Actually, Stoops has only played at Alabama twice, but it may seem like four times as he lost 34-6 in 2016 and 63-3 in 2020. But still, that is SEC scheduling at its quirkiest.
“But we’re going to fix that issue,” Stoops said, referring to the new SEC scheduling format in the works with Oklahoma and Texas joining the league in 2025 at the latest and commissioner Greg Sankey promising more opponent rotation.
“There’s no model we’ve been presented that doesn’t fix that issue,” Stoop said.
There is no time like now for a Kentucky-Ole Miss match as rare as some of the finest Kentucky bourbons.
Both programs have had their moments – Ole Miss more than Kentucky. But the two have not been this good at the same time since the 1950s when Vaught won SEC titles in 1954 and ’55 (and another one in 1960) and Kentucky won its only SEC title in 1950 under Bear Bryant and had eight winning seasons from 1950-58 under Bryant and Collier.
In fact, Ole Miss and Kentucky are each 15-3 since the end of the 2020 season until now. Only 2020 national champion Alabama and 2021 national champion Georgia are better in the SEC over that span.
“I would’ve taken that,” Kiffin said when asked if he would’ve believed that mark could have been reached after the overtime win over the Wildcats in 2020. “That’s a pretty good number, and I guess Mark might say the same thing, especially playing in the SEC.”
One goal has still managed to elude both, though.
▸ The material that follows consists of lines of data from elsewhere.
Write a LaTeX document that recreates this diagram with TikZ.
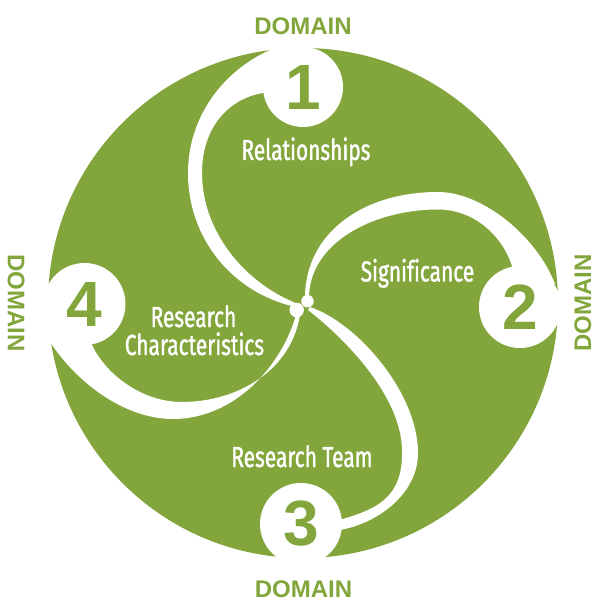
\documentclass[tikz,border=0pt]{standalone}
\usepackage{fontspec}
\setmainfont{Liberation Sans}
\newfontfamily\condfont[FakeStretch=0.72, FakeBold=1.2, Ligatures=NoCommon]{Fira Sans}
\definecolor{leaf}{RGB}{130,166,59}
\begin{document}
\begin{tikzpicture}[x=1pt,y=1pt,
  domainlbl/.style={text=leaf, font=\fontsize{24}{24}\selectfont\bfseries, inner sep=0, anchor=base},
  numdisc/.style={circle, fill=white, text=leaf, inner sep=0, font=\fontsize{64}{64}\selectfont\bfseries},
  dotdisc/.style={circle, fill=white, inner sep=0},
  lbl/.style={text=white, font=\condfont\fontsize{29}{29}\selectfont, inner sep=0, anchor=base},
  armfill/.style={fill=white}]
\useasboundingbox (-303,-299) rectangle (292,303);
\fill[leaf] (0,0) circle (255);
% arm 1 (up)
\fill[armfill] (-33,253) .. controls (-82,231) and (-115,184) .. (-115,130)
  .. controls (-115,65) and (-71,10) .. (-7,-4)
  -- (-5,-1) .. controls (-59,20) and (-101,72) .. (-101,130)
  .. controls (-101,178) and (-72,205) .. (-40,210)
  -- (0,216) -- (0,262) -- (-33,262) -- cycle;
% arm 2 (right)
\fill[armfill] (252,19) .. controls (234,66) and (180,111) .. (135,111)
  .. controls (60,111) and (2,70) .. (2,5)
  -- (6,5) .. controls (6,60) and (70,93.5) .. (135,93.5)
  .. controls (175,93.5) and (203,62) .. (210,33)
  -- (217,-4) -- cycle;
% arm 3 (down)
\fill[armfill] (37,-227) .. controls (76,-220) and (115,-190) .. (115,-150)
  .. controls (115,-90) and (54.5,-20) .. (7,-4)
  -- (5,-7) .. controls (45,-38) and (99,-95) .. (99,-148)
  .. controls (100,-195) and (73.5,-205.7) .. (40,-216)
  -- (-2,-221) -- cycle;
% arm 4 (left)
\fill[armfill] (-256,-34) .. controls (-230,-77) and (-180,-116) .. (-130,-116)
  .. controls (-70,-116) and (-22,-65) .. (-7,-12)
  -- (-3,-12) .. controls (-12,-68) and (-66,-99) .. (-121,-99)
  .. controls (-166,-99) and (-203,-65) .. (-213,-37)
  -- (-218,-1) -- (-265,-1) -- (-265,-34) -- cycle;
% centre dots
\node[dotdisc, minimum size=14.5pt] (d1) at (-6.3,-7) {};
\node[dotdisc, minimum size=12.5pt] (d2) at (4.5,1.8) {};
% number discs
\node[numdisc, minimum size=80pt] (n1) at (0,216) {1};
\node[numdisc, minimum size=82pt] (n2) at (217,-4) {2};
\node[numdisc, minimum size=82pt] (n3) at (-2,-221) {3};
\node[numdisc, minimum size=82pt] (n4) at (-218.5,-1) {4};
% labels
\node[lbl] (l1) at (3,143) {Relationships};
\node[lbl] (l2) at (114.5,21.5) {Significance};
\node[lbl] (l3) at (-1,-164) {Research Team};
\node[lbl] (l4a) at (-109.5,-24) {Research};
\node[lbl] (l4b) at (-108.5,-52) {Characteristics};
% domain labels
\node[domainlbl] (dt) at (0,268.7) {DOMAIN};
\node[domainlbl] (db) at (0.5,-294.5) {DOMAIN};
\node[domainlbl, rotate=-90] (dl) at (-295,0) {DOMAIN};
\node[domainlbl, rotate=90] (dr) at (288,0) {DOMAIN};
\end{tikzpicture}
\end{document}
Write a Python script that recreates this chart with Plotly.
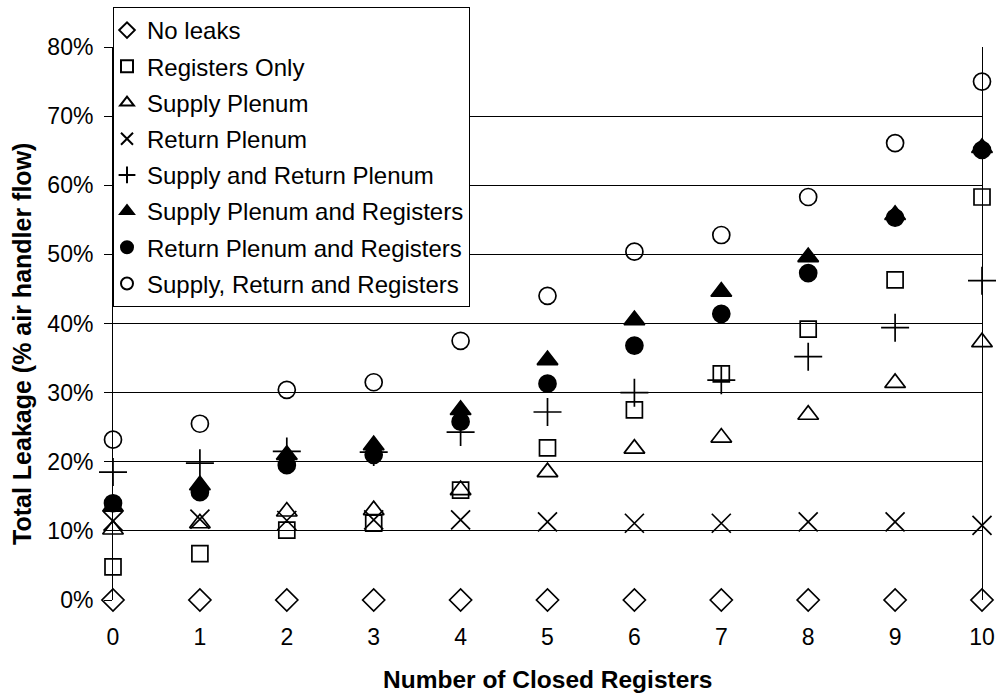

Since the SEC went to divisions in 1992 and created the SEC Championship Game, Ole Miss and Kentucky are two of the four not to make it with Vanderbilt and Texas A&M.
“We have a chance to be really good,” said Kiffin, who became the first Ole Miss coach to win 10 regular season games last year. “But a lot of things have to happen.”
Stoops, meanwhile, surpassed Bryant as the coach with the most wins in Kentucky football history with his 61st against Florida, 26-16, on Sept. 10. He is at 63-53 now.
“I imagine both of us are trying like heck to stay there or improve,” Stoops said. “That comes with winning.”
And it has come with a rare show of patience from Kentucky administration, which kept Stoops despite seasons of 2-10, 5-7 and 5-7 over his first three years before winning seasons in five of the next six, including a pair of 10-3 campaigns in 2018 and last year.
“There’s one of those questions you know the answer to about administrations waiting that long,” Kiffin said. “I call that a southern thing – when you ask questions you know the answer to just to confirm your answer. Yeah, administrations don’t wait very long nowadays. It’s the world we live in.”
But Stoops survived. Even his first two winning seasons were not great – 7-6 and 7-6 2016 and ’17.
“Fortunately, for me, I worked with an administration that understand very clearly,” Stoops said. “Everybody knew around here we were making improvement, no matter what the record showed. Our fan base is excited for this trip. I know we’ll have quite a few make the trip.”
There will be more Kentucky fans than there were Tulsa fans last week, which will make Kiffin happy, even if they wear the wrong shade of blue.
“I’m worried about what I can control, and that’s getting our players ready to play,” he said.